When dotfiles is run for the first time, it does a few things:

  1. Git is installed if necessary.
  2. This repo is cloned into your user directory, under ~/.dotfiles.
  3. Files in /copy are copied into ~/. (read more)
  4. Files in /link are symlinked into ~/. (read more)

On subsequent runs, step 1 is skipped, and step 2 updates the already-existing repo.


Calling brew bundle from the root of this repository will install all the dependencies in that file.


Any file in the /copy subdirectory will be copied into ~/. Any file that needs to be modified with personal information (like anything containing an email address and private key) should be copied into ~/. Because the file you’ll be editing is no longer in ~/.dotfiles, it’s less likely to be accidentally committed into your public dotfiles repo. Files such as .hushlogin which never need to be edited can also be placed in this directory.

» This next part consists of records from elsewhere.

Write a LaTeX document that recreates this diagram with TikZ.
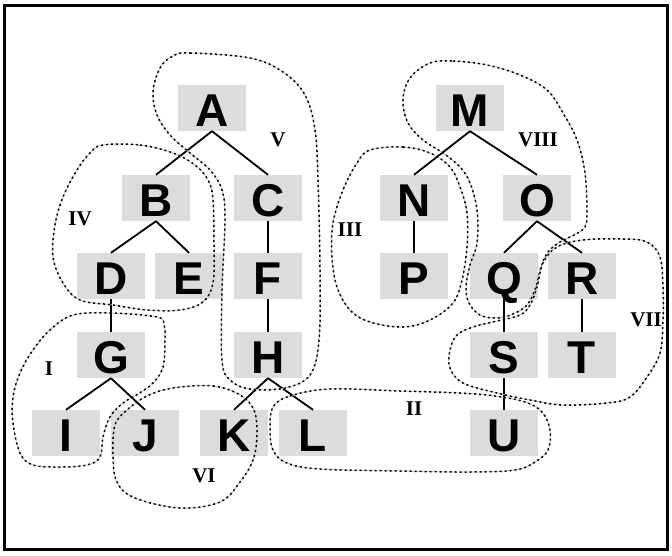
\documentclass[tikz,border=0pt]{standalone}
\usepackage{fontspec}
\setmainfont{Liberation Serif}
\newfontfamily\lsans{Liberation Sans}
\definecolor{boxgray}{RGB}{220,220,220}
\tikzset{
  box/.style={fill=boxgray, minimum width=68pt, minimum height=46pt, inner sep=0pt,
    text height=36pt, text depth=0pt, font=\lsans\bfseries\fontsize{46}{46}\selectfont},
  edge/.style={line width=1.8pt, black},
  lbl/.style={inner sep=0pt, font=\bfseries\fontsize{21}{21}\selectfont},
  grp/.style={draw=black, line width=1.5pt, dash pattern=on 2pt off 3pt,
    preaction={draw=gray!50, line width=0.8pt, solid}},
}
\begin{document}
\begin{tikzpicture}[x=1pt,y=-1pt]
\useasboundingbox (0,0) rectangle (672,555);
\draw[line width=2.5pt] (4.5,5.5) rectangle (667.5,549.5);

% nodes
\node[box] (A) at (212,108) {A};
\node[box] (B) at (156,198) {B};
\node[box] (C) at (268,198) {C};
\node[box] (D) at (111,276) {D};
\node[box] (E) at (189,276) {E};
\node[box] (F) at (268,276) {F};
\node[box] (G) at (111,355) {G};
\node[box] (H) at (268,355) {H};
\node[box] (I) at (66,433) {I};
\node[box] (J) at (145,433) {J};
\node[box] (K) at (234,433) {K};
\node[box] (L) at (313,433) {L};
\node[box] (M) at (470,108) {M};
\node[box] (N) at (414,198) {N};
\node[box] (O) at (537,198) {O};
\node[box] (P) at (414,276) {P};
\node[box] (Q) at (504,276) {Q};
\node[box] (R) at (582,276) {R};
\node[box] (S) at (504,355) {S};
\node[box] (T) at (582,355) {T};
\node[box] (U) at (504,433) {U};

% edges
\foreach \p/\c in {A/B,A/C,B/D,B/E,C/F,D/G,F/H,G/I,G/J,H/K,H/L,M/N,M/O,N/P,O/Q,O/R,Q/S,R/T,S/U}
  \draw[edge] (\p.south) -- (\c.north);

% groups
\draw[grp] plot[smooth cycle, tension=0.6] coordinates {(173,56) (190,53) (250,58) (283,72) (305,95) (315,130) (318,180) (320,270) (319,340) (310,375) (285,388) (250,389) (230,380) (222,360) (222,290) (225,220) (222,190) (210,170) (190,153) (170,135) (157,115) (153,92) (160,68)};
\draw[grp] plot[smooth cycle, tension=0.6] coordinates {(103,145) (140,145) (173,153) (195,165) (208,180) (213,200) (214,250) (213,283) (203,302) (180,310) (147,310) (113,305) (80,300) (63,283) (53,257) (55,225) (63,197) (77,170) (90,153)};
\draw[grp] plot[smooth cycle, tension=0.6] coordinates {(73,315) (110,313) (157,317) (164,325) (165,340) (163,367) (153,383) (138,394) (123,403) (110,417) (103,437) (100,457) (87,465) (60,467) (33,465) (20,453) (13,423) (13,397) (20,373) (33,350) (50,330)};
\draw[grp] plot[smooth cycle, tension=0.6] coordinates {(173,388) (213,386) (240,395) (254,410) (257,435) (253,460) (240,482) (220,502) (180,508) (135,498) (117,482) (113,455) (115,425) (127,410) (147,396)};
\draw[grp] plot[smooth cycle, tension=0.6] coordinates {(273,407) (290,396) (330,389) (400,391) (460,393) (495,396) (525,402) (542,412) (550,430) (548,450) (535,462) (515,470) (470,472) (400,471) (320,469) (287,463) (273,450) (270,428)};
\draw[grp] plot[smooth cycle, tension=0.6] coordinates {(370,150) (403,147) (430,153) (450,167) (460,187) (467,213) (467,247) (462,280) (453,303) (430,320) (403,327) (370,322) (350,310) (337,287) (332,257) (333,223) (343,190) (357,163)};
\draw[grp] plot[smooth cycle, tension=0.6] coordinates {(430,63) (453,61) (487,65) (520,75) (547,90) (563,113) (577,140) (585,173) (587,213) (585,227) (576,234) (560,242) (548,252) (541,267) (536,287) (527,305) (513,314) (497,318) (480,315) (469,303) (466,287) (470,265) (477,243) (477,210) (470,183) (460,167) (443,153) (423,140) (408,123) (403,100) (410,78)};
\draw[grp] plot[smooth cycle, tension=0.6] coordinates {(583,240) (623,239) (647,242) (660,257) (663,287) (663,320) (660,353) (647,377) (630,397) (607,403) (563,405) (530,400) (497,393) (463,383) (450,368) (450,350) (457,335) (473,327) (497,321) (520,315) (530,305) (537,287) (543,263) (557,247)};

% labels
\node[lbl] (lV) at (278,140) {V};
\node[lbl] (lIV) at (80,219) {IV};
\node[lbl] (lVIII) at (538,140) {VIII};
\node[lbl] (lIII) at (350,230) {III};
\node[lbl] (lI) at (49,369) {I};
\node[lbl] (lVI) at (204,476) {VI};
\node[lbl] (lII) at (414,409) {II};
\node[lbl] (lVII) at (646,320) {VII};
\end{tikzpicture}
\end{document}
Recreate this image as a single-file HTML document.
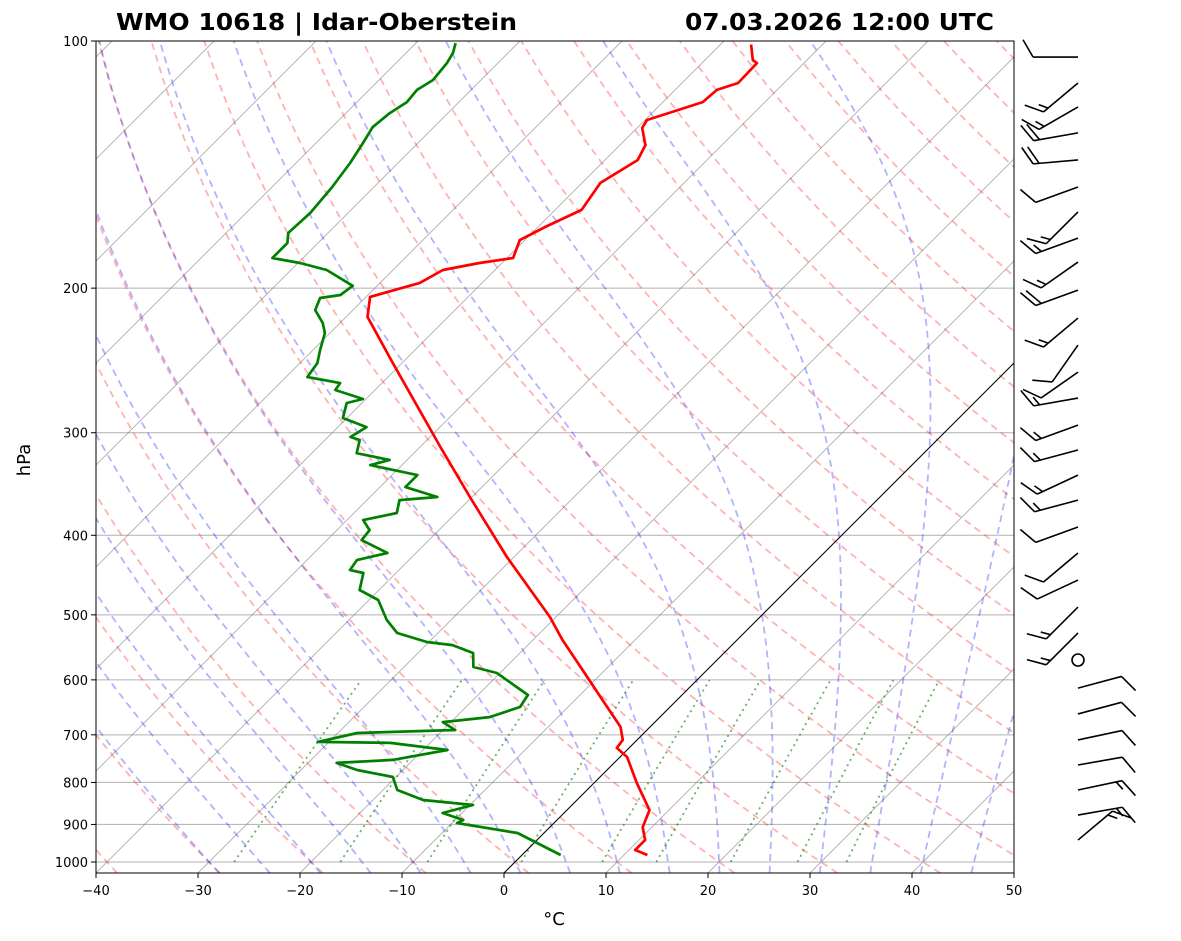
<!DOCTYPE html>
<html><head><meta charset="utf-8"><style>
html,body{margin:0;padding:0;background:#fff;}
svg{display:block;font-family:"DejaVu Sans","Liberation Sans",sans-serif;}
</style></head><body>
<svg id="chart" width="1181" height="941" viewBox="0 0 1181 941" xmlns="http://www.w3.org/2000/svg">
<defs><clipPath id="plotclip"><rect x="96" y="41" width="918" height="832"/></clipPath></defs>
<text x="116" y="30" font-size="23" font-weight="bold" textLength="401" lengthAdjust="spacingAndGlyphs">WMO 10618 | Idar-Oberstein</text>
<text x="685" y="30" font-size="23" font-weight="bold" textLength="309" lengthAdjust="spacingAndGlyphs">07.03.2026 12:00 UTC</text>
<g id="bg" clip-path="url(#plotclip)"></g>
<g id="series" clip-path="url(#plotclip)"></g>
<rect x="96" y="41" width="918" height="832" fill="none" stroke="#000" stroke-width="1"/>
<g id="axes"></g>
<g id="barbs"></g>
<text x="30" y="460" font-size="18" text-anchor="middle" transform="rotate(-90 30 460)">hPa</text>
<text x="554" y="925" font-size="18" text-anchor="middle">°C</text>
</svg>
<script>
// ---- data ----
const tempP = [101,105.5,106.4,112.5,114.7,118.7,124.8,127.6,133.9,139.6,148.9,160.6,168.5,174.8,183.8,186.4,190.1,197.1,205.0,216.8,246.7,312.3,359.3,425.1,503.0,536.6,583.6,634.9,684.7,710.1,726.2,745.0,801.3,864.5,906.7,940.3,967.0,980.6];
const tempT = [-57.0,-55.3,-54.6,-54.5,-55.9,-56.1,-59.8,-59.5,-57.5,-56.8,-58.2,-57.4,-59.3,-60.5,-59.4,-62.2,-65.1,-66.1,-69.6,-67.9,-60.9,-48.0,-40.2,-30.7,-20.6,-17.1,-12.2,-7.3,-2.9,-1.4,-1.2,0.7,4.2,8.1,9.1,10.6,10.6,12.3];
const dewP = [100.6,103.4,106.4,111.6,114.7,118.7,122.4,127.3,133.1,140.8,150.6,162.0,171.3,176.2,183.8,186.4,190.1,198.7,203.9,205.6,212.7,220.5,226.8,237.9,246.7,256.6,261.0,266.1,272.9,276.0,287.9,295.3,303.6,306.2,317.7,323.9,328.5,337.9,349.4,359.3,362.4,375.8,383.3,394.2,405.4,420.4,428.8,440.9,444.6,466.3,479.6,507.2,526.1,539.6,544.2,556.5,578.7,588.6,612.2,626.1,647.5,666.0,675.4,690.6,696.5,714.1,716.1,730.4,751.1,757.4,772.6,787.9,817.2,840.4,852.3,871.7,888.9,896.6,921.9,975.0,980.6];
const dewT = [-86.1,-85.4,-85.0,-84.7,-85.3,-85.1,-85.7,-86.0,-85.4,-84.7,-84.1,-83.7,-83.9,-83.0,-83.0,-79.8,-76.5,-72.4,-72.7,-74.4,-73.7,-71.7,-70.5,-69.3,-68.3,-67.9,-64.1,-63.9,-60.3,-61.5,-60.4,-57.2,-57.8,-56.6,-55.6,-51.7,-53.1,-47.5,-47.5,-43.4,-46.8,-45.8,-48.4,-46.8,-46.6,-42.8,-45.1,-44.8,-43.2,-41.9,-39.1,-36.3,-34.0,-30.2,-27.4,-24.6,-23.2,-20.3,-17.0,-15.1,-14.7,-16.7,-20.8,-18.8,-28.1,-31.1,-23.9,-17.6,-22.0,-27.2,-24.5,-20.3,-18.6,-15.1,-9.7,-11.9,-9.2,-9.5,-2.6,3.2,3.8];
const windP = [104.6,112.5,120.3,129.4,139.6,150.6,161.5,173.8,185.9,201.1,217.5,234.6,253.1,272.2,293.7,314.9,337.9,362.4,390.8,420.4,453.5,489.2,526.1,567.5,614.0,660.2,710.1,761.8,817.2,876.7,940.3];
const windDir = [270,230,240,260,265,250,225,250,235,250,230,215,235,260,250,255,245,255,250,230,245,225,225,0,75,75,78,80,78,80,50];
const windSpd = [10,15,15,20,20,10,15,15,15,20,15,10,10,15,15,15,15,15,10,10,10,15,15,0,10,10,10,10,15,15,15];
const yTicks = [100,200,300,400,500,600,700,800,900,1000];
const xTicks = [-40,-30,-20,-10,0,10,20,30,40,50];
const mixRatios = [0.0004,0.001,0.002,0.004,0.007,0.01,0.016,0.024,0.032];

// ---- axis functions ----
const NS='http://www.w3.org/2000/svg';
const Y0=41,YSC=821,XL=96,XR=1014,YB=873,X0=504,XS=10.2;
const PBOT=100*Math.pow(10,(YB-Y0)/YSC);
function yOf(p){return Y0+YSC*Math.log10(p/100);}
function xOf(T,p){return X0+XS*T+(YB-yOf(p));}
function mk(tag,attrs,parent){const e=document.createElementNS(NS,tag);for(const k in attrs)e.setAttribute(k,attrs[k]);parent.appendChild(e);return e;}
function pathFrom(ps,ts){let d='';for(let i=0;i<ps.length;i++){d+=(i?'L':'M')+xOf(ts[i],ps[i]).toFixed(1)+','+yOf(ps[i]).toFixed(1);}return d;}
const bg=document.getElementById('bg'),series=document.getElementById('series'),axes=document.getElementById('axes'),barbs=document.getElementById('barbs');

for(const p of yTicks){const y=yOf(p);const l=mk('line',{x1:XL,x2:XR,y1:y,y2:y,stroke:'#b0b0b0','stroke-width':1},bg);

}
for(let T=-130;T<=50;T+=10){const l=mk('line',{x1:xOf(T,PBOT),y1:YB,x2:xOf(T,100),y2:Y0,stroke:'#777','stroke-opacity':0.6,'stroke-width':0.9},bg);

}
for(let th=-60;th<=260;th+=10){const ps=[],ts=[];for(let p=PBOT;p>=99;p-=10){ps.push(p);ts.push((th+273.15)*Math.pow(p/1000,0.2857)-273.15);}ps.push(100);ts.push((th+273.15)*Math.pow(0.1,0.2857)-273.15);
const e=mk('path',{d:pathFrom(ps,ts),fill:'none',stroke:'#ff0000','stroke-opacity':0.3,'stroke-width':1.8,'stroke-dasharray':'7,5'},bg);

}
function esat(Tc){return 6.112*Math.exp(17.67*Tc/(Tc+243.5));}
function dTdp(T,p){const es=esat(T-273.15);const rs=0.622*es/(p-es);return (287*T+2.5e6*rs)/(p*(1004+2.5e6*2.5e6*rs*0.622/(287*T*T)));}
for(let t0=-30;t0<=50;t0+=5){let T=t0+273.15;const ps=[],ts=[];
let Td=T;for(let p=1000;p<PBOT;p+=2){Td+=dTdp(Td,p)*2;}ps.push(PBOT);ts.push(Td-273.15);
for(let p=1000;p>=100;p-=2){ps.push(p);ts.push(T-273.15);T-=dTdp(T,p)*2;}
const e=mk('path',{d:pathFrom(ps,ts),fill:'none',stroke:'#0000ff','stroke-opacity':0.3,'stroke-width':1.8,'stroke-dasharray':'7,5'},bg);

}
for(const w of mixRatios){const ps=[],ts=[];for(let p=1000;p>=600;p-=20){const e=p*w/(0.622+w);const a=Math.log(e/6.112);ps.push(p);ts.push(243.5*a/(17.67-a));}
const e=mk('path',{d:pathFrom(ps,ts),fill:'none',stroke:'#008000','stroke-opacity':0.6,'stroke-width':1.8,'stroke-dasharray':'2,4'},bg);

}
const z=mk('line',{x1:xOf(0,PBOT),y1:YB,x2:xOf(0,100),y2:Y0,stroke:'#000','stroke-width':1},bg);



const tl=mk('path',{d:pathFrom(tempP,tempT),fill:'none',stroke:'#ff0000','stroke-width':2.7,'stroke-linejoin':'round'},series);


const dl=mk('path',{d:pathFrom(dewP,dewT),fill:'none',stroke:'#008000','stroke-width':2.7,'stroke-linejoin':'round'},series);



for(const p of yTicks){const y=yOf(p);mk('line',{x1:XL-5,x2:XL,y1:y,y2:y,stroke:'#000'},axes);
const t=mk('text',{x:XL-8,y:y+5,'font-size':13,'text-anchor':'end'},axes);t.textContent=p;

}
for(const T of xTicks){const x=X0+XS*T;mk('line',{x1:x,x2:x,y1:YB,y2:YB+5,stroke:'#000'},axes);
const t=mk('text',{x:x,y:YB+22,'font-size':13,'text-anchor':'middle'},axes);t.textContent=(T<0?'\u2212'+(-T):T);

}

const BX=1078,L=45;
for(let i=0;i<windP.length;i++){const y=yOf(windP[i]);const g=mk('g',{},barbs);


if(windSpd[i]<2.5){mk('circle',{cx:BX,cy:y,r:6,fill:'none',stroke:'#000','stroke-width':1.6},g);continue;}
const d=windDir[i]*Math.PI/180;const sx=Math.sin(d),sy=-Math.cos(d);
const ex=BX+sx*L,ey=y+sy*L;mk('line',{x1:BX,y1:y,x2:ex,y2:ey,stroke:'#000','stroke-width':1.6},g);
const a=Math.atan2(sy,sx)+Math.PI/3;const bx=Math.cos(a),by=Math.sin(a);
let s=windSpd[i],k=0;
while(s>=10){const px=ex-sx*k*6,py=ey-sy*k*6;mk('line',{x1:px,y1:py,x2:px+bx*20,y2:py+by*20,stroke:'#000','stroke-width':1.6},g);s-=10;k++;}
if(s>=5){if(k===0)k=1;const px=ex-sx*k*6,py=ey-sy*k*6;mk('line',{x1:px,y1:py,x2:px+bx*10,y2:py+by*10,stroke:'#000','stroke-width':1.6},g);}
}
</script>
</body></html>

Any file in the /link subdirectory gets symlinked into ~/ with ln -s. Edit one or the other, and you change the file in both places. Don’t link files containing sensitive data, or you might accidentally commit that data! If you’re linking a directory that might contain sensitive data (like ~/.ssh) add the sensitive files to your .gitignore file!


Scripts in the /scripts subdirectory can be executed manually.

Other Subdirectories

  • The /backups directory gets created when necessary. Any files in ~/ that would have been overwritten by files in /copy or /link get backed up there.
  • The /bin directory contains executable shell scripts (including the dotfiles script) and symlinks to executable shell scripts. This directory is added to the path.
  • The /caches directory contains cached files, used by some scripts or functions.
  • The /conf directory just exists. If a config file doesn’t need to go in ~/, reference it from the /conf directory.
  • The /source directory contains files that are sourced whenever a new shell is opened (in alphanumeric order).
  • The /vendor directory contains third-party libraries.

Aliases and Functions

To keep things easy, the ~/.bashrc and ~/.bash_profile files are extremely simple, and should never need to be modified. Instead, add your aliases, functions, settings, etc. into one of the files in the source subdirectory, or add a new file. They’re all automatically sourced when a new shell is opened.


In addition to the aforementioned dotfiles script, there are a few other bin scripts.

  • dotfiles - (re)initialize dotfiles. It might ask for your password (for sudo).
  • src - (re)source all files in /source directory

Extended Configuration

If ~/.extra exists, it will be sourced along with the other files. You can use this to add a few custom commands without the need to fork this entire repository, or to add commands you don’t want to commit to a public repository. This file can also be used to override settings, functions and aliases from the dotfiles repository.


iKevinY/dotfiles is licensed under the MIT license.